The former West Suffolk College students were four of the first students to be taught in the new lecture theatres.

Emma said: “We chose UCS because it was close to us - we're all still living at home so it's a lot cheaper. I like the fact that it's all new, it's a very impressive building. We had our inductions last week and today was the first day of teaching.”

Natalie added: “The course is also very good and offers everything that we want. It goes into things in a lot more depth than other universities that we looked at.”

Rachael said: “We also know our way around Ipswich quite well so it's easier to get around. Some of us are hoping to go on to teaching training when we're finished.”

Eileen Ellis, 54, a third year psychology and sociology student from Ipswich, was relaxing in the third floor café with Claire Hyde, 29, from Hadleigh.

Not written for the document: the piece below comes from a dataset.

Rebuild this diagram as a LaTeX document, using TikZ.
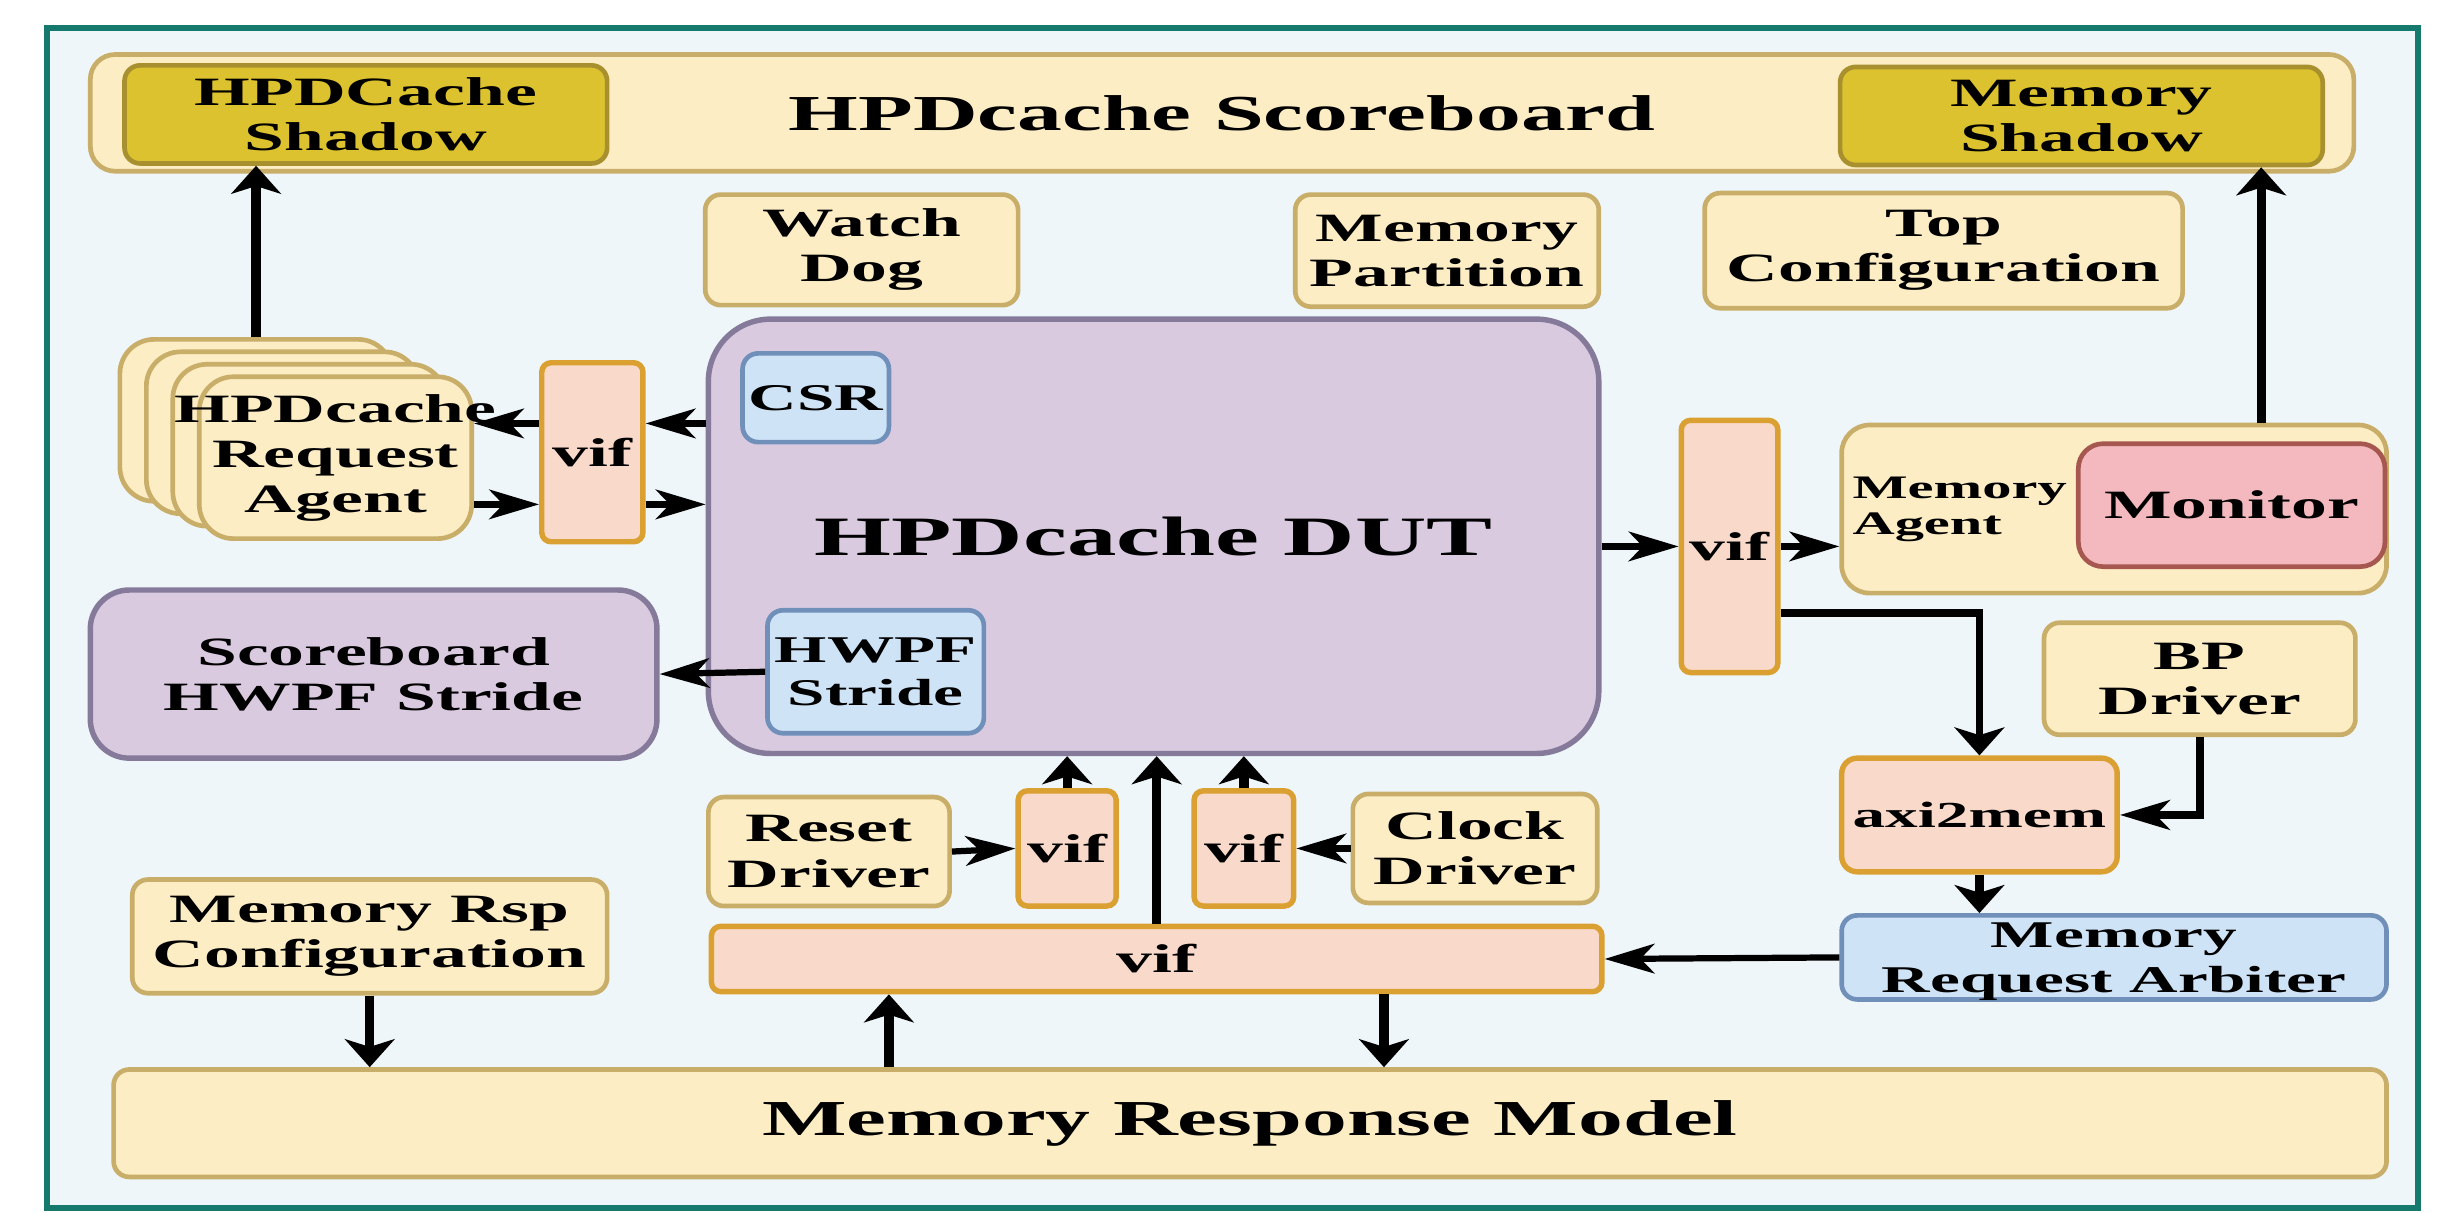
\documentclass[tikz,border=0pt]{standalone}
\usepackage{fontspec}
\setmainfont{Liberation Serif}[FakeStretch=1.78]
\usepackage{tikz}
\usetikzlibrary{calc, %for relative coord calculations
                arrows.meta, % for stealth tips
                positioning}

\definecolor{frameteal}{HTML}{16796D}
\definecolor{bgblue}{HTML}{EEF6F9}
\definecolor{creamfill}{HTML}{FCEDC4}
\definecolor{creamdraw}{HTML}{C8AE68}
\definecolor{shadowfill}{HTML}{DCC22E}
\definecolor{shadowdraw}{HTML}{A8902E}
\definecolor{viffill}{HTML}{F9D9C9}
\definecolor{vifdraw}{HTML}{DBA032}
\definecolor{dutfill}{HTML}{D9CAE0}
\definecolor{dutdraw}{HTML}{857A9A}
\definecolor{regfill}{HTML}{CFE3F6}
\definecolor{regdraw}{HTML}{7090BA}
\definecolor{monfill}{HTML}{F3B9BE}
\definecolor{mondraw}{HTML}{A6574F}

\newdimen \pxu
\pxu = 0.2mm
\newcommand{\boxfont}{\fontsize{14.7}{16.5}\selectfont\bfseries}
\newcommand{\titlefont}{\fontsize{18.4}{20}\selectfont\bfseries}
\newcommand{\dutfont}{\fontsize{20.3}{22}\selectfont\bfseries}
\newcommand{\agentfont}{\fontsize{12}{13.1}\selectfont\bfseries}
\newcommand{\regfont}{\fontsize{13.8}{15.8}\selectfont\bfseries}
\newcommand{\arbfont}{\fontsize{13.8}{16.5}\selectfont\bfseries}
\newcommand{\axifont}{\fontsize{13.4}{15}\selectfont\bfseries}

\begin{document}
\begin{tikzpicture}[x=0.2mm, y=-0.2mm,
                    cbox/.style={draw=creamdraw, fill=creamfill, line width=3\pxu, rounded corners=10\pxu,
                                 inner sep=0pt, align=center, font=\boxfont},
                    sbox/.style={cbox, draw=shadowdraw, fill=shadowfill},
                    vbox/.style={cbox, draw=vifdraw, fill=viffill, line width=3.5\pxu, rounded corners=6\pxu},
                    pbox/.style={cbox, draw=dutdraw, fill=dutfill, line width=3.5\pxu, rounded corners=25\pxu},
                    rbox/.style={cbox, draw=regdraw, fill=regfill, font=\regfont},
                    mbox/.style={cbox, draw=mondraw, fill=monfill},
                    wh/.style 2 args={minimum width=#1\pxu, minimum height=#2\pxu},
                    vflow/.style={-{Stealth[length=3.6mm, width=6.4mm, inset=1mm]}, line width=6\pxu},
                    hflow/.style={-{Stealth[length=6.4mm, width=3.8mm, inset=1.8mm]}, line width=4\pxu}
                    ]
    % page and frame
    \path[use as bounding box, fill=white] (0,0) rectangle (1568,779);
    \draw[draw=frameteal, fill=bgblue, line width=4\pxu] (30,18) rectangle (1553,776);

    % scoreboard row
    \node[cbox, wh={1454}{75}, rounded corners=16\pxu, font=\titlefont] at (785,72.5) (sb) {HPDcache Scoreboard};
    \node[sbox, wh={310}{63}] at (235,73.5)  (hshadow)   {HPDCache\\Shadow};
    \node[sbox, wh={310}{63}] at (1337,74.5) (memshadow) {Memory\\Shadow};

    % config boxes
    \node[cbox, wh={201}{71}] at (553.5,160.5) (watchdog) {Watch\\Dog};
    \node[cbox, wh={195}{72}] at (929.5,161)   (mempart)  {Memory\\Partition};
    \node[cbox, wh={307}{74}] at (1248.5,161)  (topcfg)   {Top\\Configuration};

    % request agents (stacked)
    \node[cbox, wh={175}{104}, rounded corners=22\pxu] at (164.5,270) (agent0) {};
    \node[cbox, wh={175}{104}, rounded corners=22\pxu] at (181.5,278) (agent1) {};
    \node[cbox, wh={175}{104}, rounded corners=22\pxu] at (198.5,286) (agent2) {};
    \node[cbox, wh={175}{104}, rounded corners=22\pxu] at (215.5,294) (agent3) {};
    \node[font=\boxfont, align=center] at (agent3.center) (agenttext) {HPDcache\\Request\\Agent};
    \node[vbox, wh={65}{115}] at (380.5,290.5) (vifL) {vif};

    % DUT
    \node[pbox, wh={572}{279}, rounded corners=40\pxu, font=\dutfont] at (741,344.5) (dut) {HPDcache DUT};
    \node[rbox, wh={94}{57}]  at (524,255.5) (csr)  {CSR};
    \node[rbox, wh={139}{79}] at (562.5,431.5) (hwpf) {HWPF\\Stride};
    \node[pbox, wh={364}{108}] at (240,433) (sbhwpf) {Scoreboard\\HWPF Stride};

    % memory side
    \node[vbox, wh={62}{162}] at (1111,351) (vifR) {vif};
    \node[cbox, wh={350}{108}, rounded corners=18\pxu, text width=336\pxu, align=left, font=\agentfont]
        at (1358,327) (memagent) {Memory\\Agent};
    \node[mbox, wh={197}{79}, rounded corners=16\pxu] at (1433.5,324.5) (monitor) {Monitor};
    \node[cbox, wh={200}{72}] at (1413,436) (bp) {BP\\Driver};
    \node[vbox, wh={177}{73}, rounded corners=10\pxu, font=\axifont] at (1271.5,523.5) (axi) {axi2mem};
    \node[rbox, wh={350}{54}] at (1358,615) (arb) {};
    \node[font=\arbfont, align=center] at (1358,618) (arbtext) {Memory\\Request Arbiter};

    % drivers, vif bar, response model
    \node[cbox, wh={155}{70}] at (532.5,547) (reset) {Reset\\Driver};
    \node[vbox, wh={63}{74}]  at (685.5,545) (vif1)  {vif};
    \node[vbox, wh={64}{74}]  at (799,545)   (vif2)  {vif};
    \node[cbox, wh={157}{70}] at (947.5,545) (clock) {Clock\\Driver};
    \node[vbox, wh={572}{42}] at (743,616)   (vifB)  {vif};
    \node[cbox, wh={305}{73}] at (237.5,601.5) (rspcfg) {Memory Rsp\\Configuration};
    \node[cbox, wh={1460}{69}, font=\titlefont] at (803,721.5) (model) {Memory Response Model};

    % links to the scoreboard
    \coordinate (monup) at ($(memagent.north east)+(-82,0)$);
    \draw[vflow] (agent0.north) -- (agent0.north |- hshadow.south);
    \draw[vflow] (monup) -- (monup |- memshadow.south);

    % agent <-> vif <-> DUT
    \coordinate (rowA) at (0,272);
    \coordinate (rowB) at (0,324);
    \draw[hflow] (dut.west |- rowA)    --  (vifL.east |- rowA);
    \draw[hflow] (vifL.west |- rowA)   --  (agent3.east |- rowA);
    \draw[hflow] (agent3.east |- rowB) --  (vifL.west |- rowB);
    \draw[hflow] (vifL.east |- rowB)   --  (dut.west |- rowB);
    \draw[hflow] (hwpf.west) -- (sbhwpf.east);

    % memory side links
    \draw[hflow] (dut.east |- vifR.west) -- (vifR.west);
    \draw[hflow] (vifR.east) -- (vifR.east -| memagent.west);
    \draw[vflow, line width=5\pxu] ($(vifR.south east)+(0,-40)$) -| (axi.north);
    \draw[hflow, line width=5\pxu] (bp.south) |- (axi.east);
    \draw[vflow] (axi.south) -- (axi.south |- arb.north);
    \draw[hflow] (arb.west) -- (vifB.east);

    % drivers into the DUT
    \draw[hflow] (reset.east) -- (vif1.west);
    \draw[hflow] (clock.west) -- (vif2.east);
    \draw[vflow] (vif1.north) -- (vif1.north |- dut.south);
    \draw[vflow] (vif2.north) -- (vif2.north |- dut.south);
    \draw[vflow] (vifB.north) -- (vifB.north |- dut.south);

    % response model
    \coordinate (colA) at (571,0);
    \coordinate (colB) at (889,0);
    \draw[vflow] (model.north -| colA) -- (vifB.south -| colA);
    \draw[vflow] (vifB.south -| colB) -- (model.north -| colB);
    \draw[vflow] (rspcfg.south) -- (rspcfg.south |- model.north);

\end{tikzpicture}
\end{document}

She said: “The resources are fantastic. We've just had our first lecture and are due back in a few moments. The rooms are very comfy and it's easy to see what's on the board. They are very spacious and extremely airy - they're very good. All the technology is working. They said the rooms were going to be ready and they are.

Claire added: “There is a lot more atmosphere now. Its better being distanced from the college students - it's a bit more of an adult learning environment. It now feels like a university rather than a further education college.”

Howard Smith, 23, from Martlesham, is president of the Students' Union and is in the third year of a business management with marketing course.

He said: “I spent my first year at Essex University but decided to move back when I heard about the opportunity of UCS coming on line. I'm very impressed with the whole development - its state of the art for the 21st century and hopefully it will be a test of things to come.

“During fresher's week the atmosphere was electric. It was good to see so many students about, taking advantage of the facilities that Ipswich and UCS has to offer.”